What the heck does the forbidding phrase “reduced form Bayesian VAR” mean? Let’s break this down.
The VAR in question isn’t VaR (Value at Risk). It’s Vector Autoregression. This is a stochastic process model employed to understand the linear dependences among multiple time series.
Each variable in a VAR has an equation explaining how it changes given its own lagged values, the lagged values of the other variables in the model, and an error term. The underlying hypothesis is that the variables affect one another over time. The simplest “reduced form” VARs do only that, treating the error term as Gaussian white noise. There are more complicated variants, notably the recursive VARs, which arrange for the error terms to change over time from one equation to the next in the regression. But at the moment let us confine ourselves to the reduced form.
Ignorance Friendly Models
The cool thing about a VAR is that it doesn’t require that the modeler know much about the forces influencing any of the variables. In that sense, it is more ignorance-friendly that the creation of a structural model with simultaneous equations.

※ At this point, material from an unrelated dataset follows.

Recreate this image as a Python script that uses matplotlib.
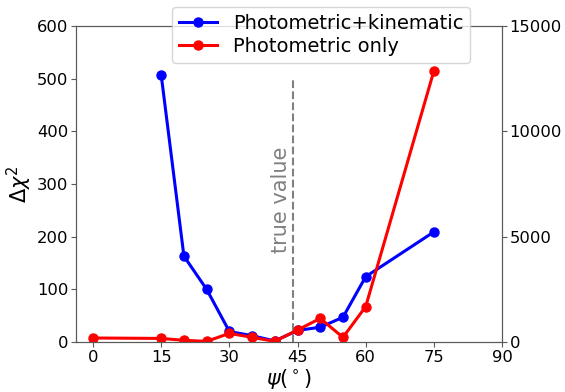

Christopher Sims was an important advocate of the use of VARs in econometrics. He wrote in a 1980 article, “Macroeconomics and Reality,” of their advantages over the “incredible identification restrictions” of structural models.

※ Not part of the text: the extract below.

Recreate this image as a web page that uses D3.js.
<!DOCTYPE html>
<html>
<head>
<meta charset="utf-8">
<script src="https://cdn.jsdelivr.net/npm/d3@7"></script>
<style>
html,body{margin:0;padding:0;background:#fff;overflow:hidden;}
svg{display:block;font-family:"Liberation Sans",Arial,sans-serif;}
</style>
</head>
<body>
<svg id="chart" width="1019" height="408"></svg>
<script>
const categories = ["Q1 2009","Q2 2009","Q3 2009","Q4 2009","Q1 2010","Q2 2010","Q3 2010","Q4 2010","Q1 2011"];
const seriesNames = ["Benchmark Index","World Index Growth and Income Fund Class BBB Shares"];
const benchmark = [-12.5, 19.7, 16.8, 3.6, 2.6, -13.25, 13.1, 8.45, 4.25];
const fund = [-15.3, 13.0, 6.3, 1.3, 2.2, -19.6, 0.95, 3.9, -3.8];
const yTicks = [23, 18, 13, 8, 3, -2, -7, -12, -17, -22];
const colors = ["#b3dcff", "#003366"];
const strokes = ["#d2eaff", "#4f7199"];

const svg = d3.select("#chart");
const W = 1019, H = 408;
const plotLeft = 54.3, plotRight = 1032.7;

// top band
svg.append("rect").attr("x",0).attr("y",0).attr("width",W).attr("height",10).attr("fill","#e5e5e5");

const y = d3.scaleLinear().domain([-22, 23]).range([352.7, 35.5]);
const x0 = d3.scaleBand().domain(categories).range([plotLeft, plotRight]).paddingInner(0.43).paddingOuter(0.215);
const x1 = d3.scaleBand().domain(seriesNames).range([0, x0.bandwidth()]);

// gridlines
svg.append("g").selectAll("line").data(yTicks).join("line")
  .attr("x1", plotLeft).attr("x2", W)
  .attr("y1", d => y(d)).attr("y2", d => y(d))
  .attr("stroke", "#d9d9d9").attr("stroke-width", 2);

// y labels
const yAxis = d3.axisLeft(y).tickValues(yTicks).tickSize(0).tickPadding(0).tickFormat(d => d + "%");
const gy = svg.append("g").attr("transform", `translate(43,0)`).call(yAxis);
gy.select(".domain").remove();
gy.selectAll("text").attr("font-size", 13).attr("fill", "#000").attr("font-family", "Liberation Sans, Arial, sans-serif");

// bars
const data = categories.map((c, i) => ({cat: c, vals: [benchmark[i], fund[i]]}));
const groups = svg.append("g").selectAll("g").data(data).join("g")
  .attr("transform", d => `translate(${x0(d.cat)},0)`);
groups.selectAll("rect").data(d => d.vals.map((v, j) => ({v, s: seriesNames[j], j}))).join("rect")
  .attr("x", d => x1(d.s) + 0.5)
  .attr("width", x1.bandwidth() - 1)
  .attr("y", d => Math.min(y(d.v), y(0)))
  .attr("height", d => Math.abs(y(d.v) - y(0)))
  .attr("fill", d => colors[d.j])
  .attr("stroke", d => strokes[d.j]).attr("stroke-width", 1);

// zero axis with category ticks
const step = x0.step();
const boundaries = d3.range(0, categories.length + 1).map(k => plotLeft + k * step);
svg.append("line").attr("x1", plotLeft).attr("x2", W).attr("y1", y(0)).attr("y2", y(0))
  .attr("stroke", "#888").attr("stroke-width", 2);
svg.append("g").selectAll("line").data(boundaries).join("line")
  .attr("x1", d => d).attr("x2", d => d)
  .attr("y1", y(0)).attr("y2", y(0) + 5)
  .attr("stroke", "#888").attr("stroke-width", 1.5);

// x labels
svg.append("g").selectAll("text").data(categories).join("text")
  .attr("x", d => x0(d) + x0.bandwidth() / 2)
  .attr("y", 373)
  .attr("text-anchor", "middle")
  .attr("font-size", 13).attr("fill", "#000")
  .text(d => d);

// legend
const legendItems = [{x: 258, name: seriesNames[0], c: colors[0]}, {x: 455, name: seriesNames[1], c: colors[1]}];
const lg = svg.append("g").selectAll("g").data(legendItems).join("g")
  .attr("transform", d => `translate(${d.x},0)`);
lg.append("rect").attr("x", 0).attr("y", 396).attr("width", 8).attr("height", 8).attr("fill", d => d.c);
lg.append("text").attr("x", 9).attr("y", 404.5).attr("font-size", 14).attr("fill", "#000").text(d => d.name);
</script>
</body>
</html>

But modelers have found that VAR is too flexible. They need to narrow down the possibilities it offers, or their work will always smell of chalk. So they use Bayesian methods, they stipulate plausible “priors” for some of these numbers, to get the model moving.
Arpita Chatterjee and Richa Saraf, scholars associated respectively with the University of New South Wales and the State University of New York at Albany, have recently studied the consequences of a domestic shock in China on the real economy, and on the financial markets, of a commodity exporting country. This is a matter of tremendous practical importance as often-unhappy empirical experience indicates. When China’s business cycle turns down, its imports of coal, oil, copper, and a range of other commodities drop, and the economies of countries that export those commodities suffer.

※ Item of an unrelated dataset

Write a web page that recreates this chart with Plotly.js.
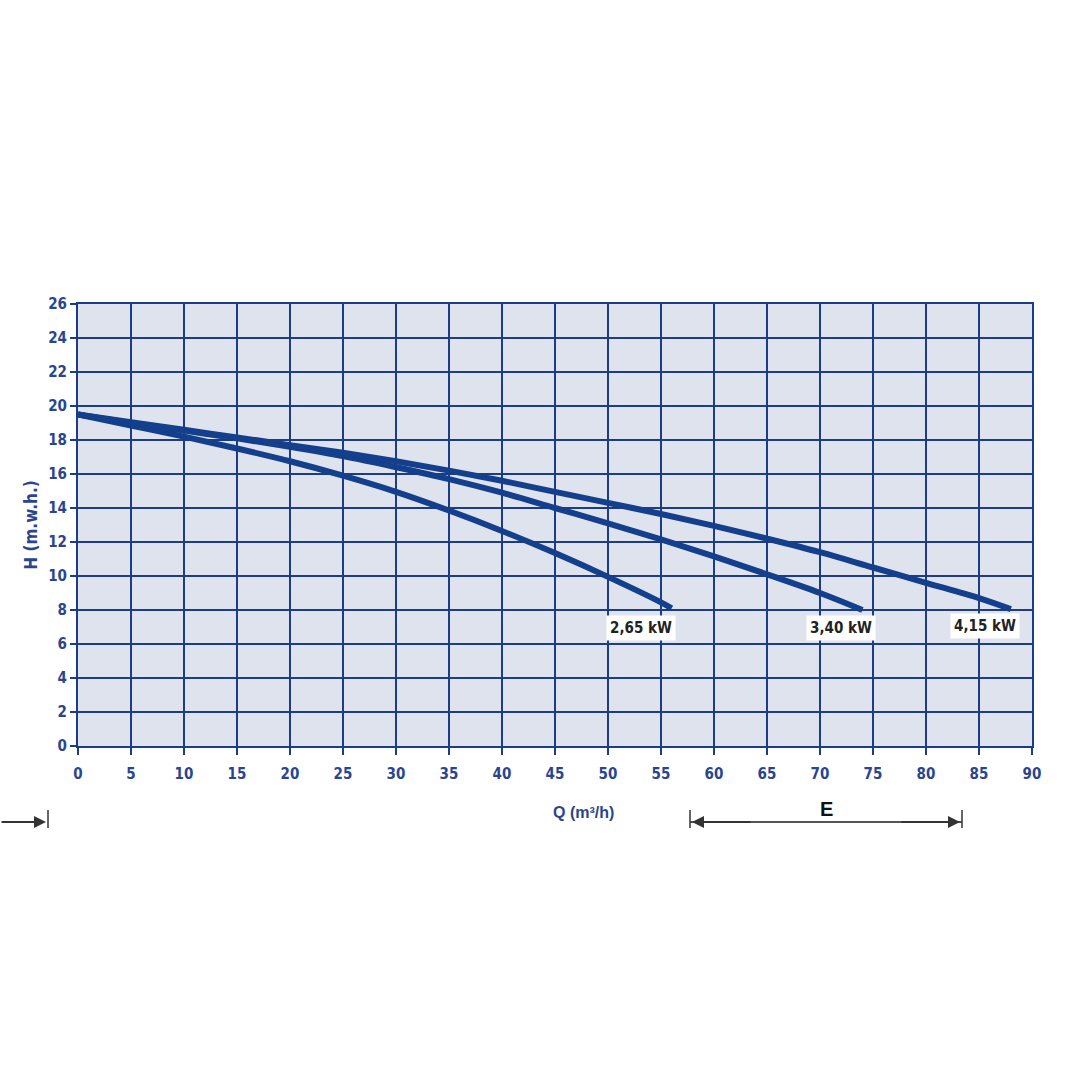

Speaking more historically: during a period of miraculous growth in the PRC, between 2003 and 2011, most of the increase in the planet’s total demand for copper and for iron ore came from China. That country’s demand for iron ore increase by 213% during that period. Its demand for copper increased by 157%.
A slowdown began in 2011. As Chatterjee and Saraf write, many commodity exporting countries have struggled through low growth rates ever since, although the severity of the problem varies with the exporter. “Brazil and Russia have been in recession since the second and third quarter of year 2014, respectively, while Canada faced only a short recessionary stint in the first half of 2015.”
Skipping forward to the Results
Naturally commodity speculators on the one hand and the global macro crowd on the other would be very happy to have a model that could enable them to quantify such market moves, and place their own positions according.
So: what are the results of this model? What do Chatterjee and Saraf conclude about the consequences of China shocks for exporting countries?
They tested for both metals and for energy commodities and shocks related to each, but the patterns mentioned below work out the same.
The Russian economy reacts quickly and dramatically to China shocks, with Ruble depreciation, stock market collapses, and (since the central bank “intervenes to save further fall of the Ruble) higher interest rates.
Likewise, China shocks have dramatic impact on both Argentina and Brazil. In the case of Brazil, this came as a surprise to the modelers, because Brazil’s metal exports constitute a relatively small part of its GDP. But Argentina is the biggest Latin America exporter to China, and Brazil receives a shock as a “neighborhood effect,” that is, as a contagion from Argentina.
“Mexico emerges” from the tested China shocks, “quite resilient,” these authors say. Effects are also small in both Canada and Australia.
South Africa is hit hard by a hypothetical shock due to its dependence on world metal process. But South Africa enjoys highly flexible exchange rates, which may limit the damage by allowing the maximum depreciation among all countries.
Finally, a China shock has a more persistent effect on commodity process than does an analogous U.S. shock.